-- START OF AVAILABLE DATA --

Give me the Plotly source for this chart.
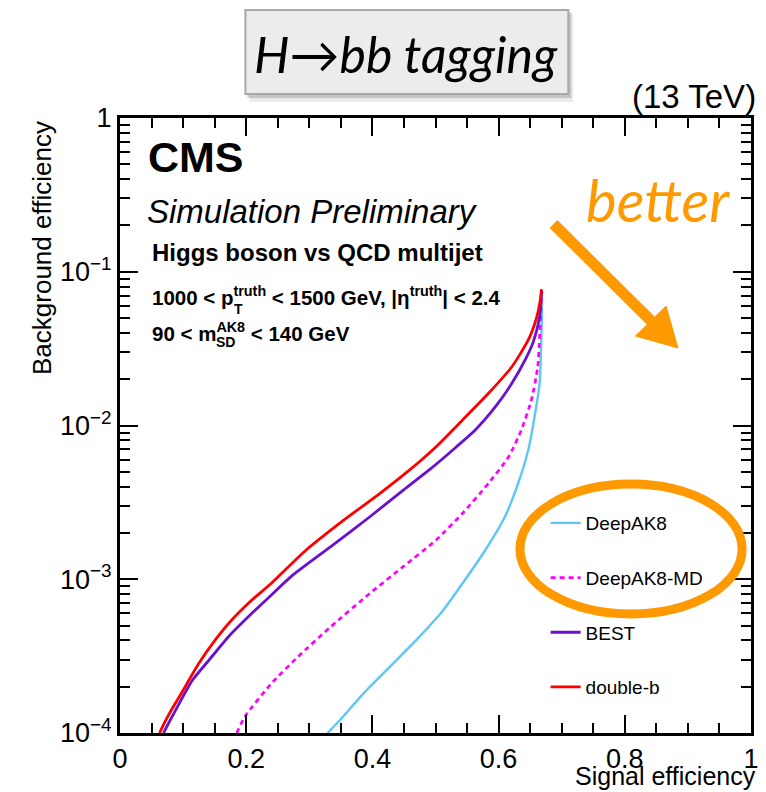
import plotly.graph_objects as go

# ROC curves: signal (H->bb) efficiency vs background (QCD multijet) efficiency
deepak8_sig = [0.329, 0.349, 0.386, 0.428, 0.469, 0.490, 0.511, 0.543, 0.579, 0.610, 0.631, 0.647, 0.657, 0.665, 0.668, 0.669]
deepak8_bkg = [1.0e-4, 1.22e-4, 1.81e-4, 2.70e-4, 4.0e-4, 4.95e-4, 6.2e-4, 9.42e-4, 1.55e-3, 2.55e-3, 4.21e-3, 6.93e-3, 1.141e-2, 1.88e-2, 3.98e-2, 7.5e-2]

deepak8md_sig = [0.185, 0.198, 0.240, 0.282, 0.334, 0.396, 0.449, 0.501, 0.543, 0.584, 0.616, 0.636, 0.652, 0.662, 0.667, 0.668]
deepak8md_bkg = [1.0e-4, 1.28e-4, 2.10e-4, 3.13e-4, 4.91e-4, 8.10e-4, 1.21e-3, 1.80e-3, 2.69e-3, 4.21e-3, 6.27e-3, 9.35e-3, 1.466e-2, 2.41e-2, 5.64e-2, 7.5e-2]

best_sig = [0.069, 0.080, 0.094, 0.115, 0.141, 0.172, 0.209, 0.240, 0.271, 0.334, 0.396, 0.449, 0.490, 0.532, 0.563, 0.595, 0.621, 0.642, 0.655, 0.665, 0.668]
best_bkg = [1.0e-4, 1.22e-4, 1.56e-4, 2.21e-4, 2.98e-4, 4.23e-4, 6.00e-4, 7.9e-4, 1.04e-3, 1.63e-3, 2.55e-3, 3.80e-3, 5.14e-3, 7.2e-3, 9.35e-3, 1.325e-2, 1.88e-2, 2.67e-2, 3.5e-2, 5.1e-2, 7.5e-2]

doubleb_sig = [0.0626, 0.073, 0.085, 0.094, 0.125, 0.151, 0.177, 0.209, 0.240, 0.292, 0.355, 0.412, 0.459, 0.501, 0.543, 0.584, 0.621, 0.647, 0.660, 0.666, 0.668]
doubleb_bkg = [1.0e-4, 1.22e-4, 1.50e-4, 1.72e-4, 2.84e-4, 4.03e-4, 5.43e-4, 7.33e-4, 9.42e-4, 1.51e-3, 2.43e-3, 3.62e-3, 5.14e-3, 7.28e-3, 1.087e-2, 1.62e-2, 2.41e-2, 3.60e-2, 5.0e-2, 6.5e-2, 7.7e-2]

x_tickvals = [0, 0.2, 0.4, 0.6, 0.8, 1.0]
x_ticktext = ["0", "0.2", "0.4", "0.6", "0.8", "1"]
y_tickvals = [1e-4, 1e-3, 1e-2, 1e-1, 1]
y_ticktext = ["10<sup>−4</sup>", "10<sup>−3</sup>", "10<sup>−2</sup>", "10<sup>−1</sup>", "1"]
y_minor = [k * 10.0 ** e for e in range(-4, 0) for k in range(2, 10)]

W, H = 766, 792
L, R, T, B = 120, 7, 118, 59
PW, PH = W - L - R, H - T - B

def px(x):
    return (x - L) / PW

def py(y):
    return (H - B - y) / PH

FONT = "Liberation Sans, Arial, Helvetica, sans-serif"
HUM = "Lato, Open Sans, sans-serif"
ORANGE = "#ff9900"

fig = go.Figure()

series = [
    ("DeepAK8", deepak8_sig, deepak8_bkg, "#5ec6f8", "solid", 2.4),
    ("DeepAK8-MD", deepak8md_sig, deepak8md_bkg, "#ff00ff", "5px,4px", 2.7),
    ("BEST", best_sig, best_bkg, "#6a10d0", "solid", 2.8),
    ("double-b", doubleb_sig, doubleb_bkg, "#ff0000", "solid", 2.8),
]
for name, xs, ys, col, dash, w in series:
    fig.add_trace(go.Scatter(
        x=xs, y=ys, mode="lines", name=name, legendgroup=name,
        line=dict(color=col, width=w, dash=dash, shape="spline", smoothing=0.6),
    ))

axis_common = dict(
    showgrid=False, zeroline=False, showline=True, linecolor="black", linewidth=3,
    mirror="allticks", ticks="inside", ticklen=18, tickwidth=2, tickcolor="black",
    tickfont=dict(family=FONT, size=27, color="black"),
)
fig.update_xaxes(
    range=[0, 1], tickmode="array", tickvals=x_tickvals, ticktext=x_ticktext,
    minor=dict(ticks="inside", ticklen=10, tickwidth=2, tickcolor="black", dtick=0.05, showgrid=False),
    **axis_common,
)
fig.update_yaxes(
    type="log", range=[-4, 0], tickmode="array", tickvals=y_tickvals, ticktext=y_ticktext,
    minor=dict(ticks="inside", ticklen=10, tickwidth=2, tickcolor="black", tickmode="array",
               tickvals=y_minor, showgrid=False),
    **axis_common,
)

shapes = [
    # title box shadow and box
    dict(type="rect", xref="paper", yref="paper", x0=px(251), x1=px(579), y0=py(14), y1=py(102),
         fillcolor="rgba(0,0,0,0.08)", line=dict(width=0), layer="above"),
    dict(type="rect", xref="paper", yref="paper", x0=px(249), x1=px(577), y0=py(12), y1=py(98),
         fillcolor="rgba(0,0,0,0.16)", line=dict(width=0), layer="above"),
    dict(type="rect", xref="paper", yref="paper", x0=px(247), x1=px(574), y0=py(10), y1=py(94),
         fillcolor="#ececec", line=dict(color="#a8a8a8", width=2), layer="above"),
    # "better" arrow
    dict(type="line", xref="paper", yref="paper", x0=px(559), y0=py(224), x1=px(662), y1=py(325),
         line=dict(color=ORANGE, width=11), layer="above"),
    dict(type="path", xref="paper", yref="paper",
         path=f"M {px(685)},{py(348)} L {px(673)},{py(306)} L {px(642)},{py(336)} Z",
         fillcolor=ORANGE, line=dict(color=ORANGE, width=1), layer="above"),
    # highlight around the DeepAK8 legend entries
    dict(type="circle", xref="paper", yref="paper", x0=px(525), x1=px(750), y0=py(484), y1=py(614),
         line=dict(color=ORANGE, width=9), layer="above"),
]

def note(text, x, y, size, xanchor="left", yanchor="middle", family=FONT, color="black", angle=0):
    return dict(text=text, x=px(x), y=py(y), xref="paper", yref="paper", showarrow=False,
                xanchor=xanchor, yanchor=yanchor, textangle=angle,
                font=dict(family=family, size=size, color=color))

annotations = [
    note("<i>H→bb tagging</i>", 410, 54, 50, xanchor="center", family=HUM),
    note("(13 TeV)", 766, 97, 33, xanchor="right"),
    note("<b>CMS</b>", 146, 157, 43),
    note("<i>Simulation Preliminary</i>", 145, 211, 33),
    note("<b>Higgs boson vs QCD multijet</b>", 150, 253, 24),
    note("<b>1000 &lt; p<sup>truth</sup> &lt; 1500 GeV, |η<sup>truth</sup>| &lt; 2.4</b>", 150, 296, 20.5),
    note("<b>T</b>", 240, 309, 14, xanchor="center"),
    note("<b>90 &lt; m<sup>AK8</sup> &lt; 140 GeV</b>", 150, 332, 20.5),
    note("<b>SD</b>", 227, 342, 14, xanchor="center"),
    note("<i>better</i>", 665, 199, 58, xanchor="center", family=HUM, color=ORANGE),
    note("Background efficiency", 41, 248, 26, xanchor="center", angle=-90),
    note("Signal efficiency", 766, 792, 25, xanchor="right", yanchor="bottom"),
]

fig.update_layout(
    width=W, height=H,
    margin=dict(l=L, r=R, t=T, b=B),
    paper_bgcolor="white", plot_bgcolor="white",
    showlegend=True,
    legend=dict(
        x=px(551), y=py(504), xanchor="left", yanchor="top",
        bgcolor="rgba(0,0,0,0)", borderwidth=0,
        font=dict(family=FONT, size=19, color="black"),
        tracegroupgap=27, itemwidth=30, traceorder="grouped",
    ),
    shapes=shapes,
    annotations=annotations,
)

fig.write_html("out.html")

-- END OF AVAILABLE DATA --

**WHAT THE TASK REQUIRES**
Pictures excluded, repeat exactly the lines from the top of the material through the line with "import plotly.graph_objects as go", including both of those lines.

**RESULT FOR THIS TASK**
Give me the Plotly source for this chart.
import plotly.graph_objects as go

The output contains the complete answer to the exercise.